Electronic – Selectable Voltage Regulator Circuit

1. R30 limits the charging peak current to the capacitor somewhat, but at 1 ohm it still allows for 12 A, so of little use there. Also would limit the current through the zener if there are peaks above 20 V.

2. The larger capacitors work less well at higher frequencies, and that's where the smaller ones take over.

3. 470 µF in a non-polarized version would be expensive, but there would be nothing against it. All large capacitors are polarized.

4. On the output it would give an extra load for the 7805 to charge it. On the input too for the battery, but that can deliver more than enough current.

5. No, except that they're larger.

6. Keep in mind that the input-output difference for the 7805 is about 5 V (12 V - 1 V for the diode and 1 V for R30 - 5 V out) and that at 1 A out the regulator will dissipate 5 W, so it will need considerable cooling (sizable heatsink) if you want to draw that much current.

I agree with others that switchers are a better choice in terms of efficiency, but they can be somewhat complicated to deal with if you're inexperienced, and there can be lots of weird effects that aren't immediately obvious (precharge sinking, beat frequencies, etc.) that can make life difficult. Assuming you've figured out your power dissipation and know how much current each rail can deliver, if the linears will work for you, stick with them (at least for the first pass).
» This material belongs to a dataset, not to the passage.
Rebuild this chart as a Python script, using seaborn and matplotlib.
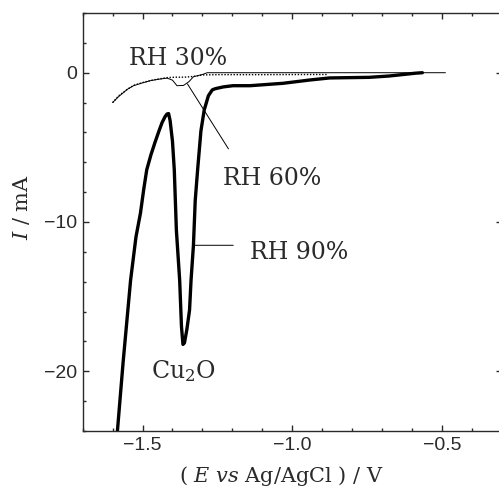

If you're trying to achieve a variable-amplitude square wave output on your adjustable rail, the chopping may introduce noise into the main 24V rail, which could show up on the other rails. You may want to have an LC filter between the main 24V rail and the regulator input to provide high-frequency isolation, and will probably need extra capacitance on the adjustable regulator output (bulk electrolytic as well as low-impedance ceramic) if you expect the square wave edges to be sharp.

1, 5) There are some dangers with your scheme.

Power dissipation in the linear regulators will be

\$(V_{out} - V_{in}) \cdot I_{out} \$

which is significant, especially for the lower output rails. 78xx-type regulators have built-in thermal protection around 125°C, and (without heatsinking) a junction-to-air thermal resistance of 65°C/W. Your thermal management will be challenging.

Another potential problem - if the series-pass element in any of your low-voltage regulators fails or gets bypassed (shorted), you'll present the full 24V input to the output. This could be catastrophic to low-voltage logic. You should protect your low-voltage rails with SCR crowbars that can sink enough current to put the DC/DC brick into current limit and collapse the 24V rail (they'll need big heatsinks too). Fuses are unlikely to be good protection since the 24V brick likely isn't stiff enough to generate the \$I^2 \cdot t\$ needed to blow a fuse.

2) Whatever floats your boat.

4) Meters aren't huge loads. Just use one of your rails.

3) Correct - all regulators have headroom requirements. If you want the maximum 24V out, you'll need a direct connection, and will have to rely on whatever intrinsic protections the brick will provide you.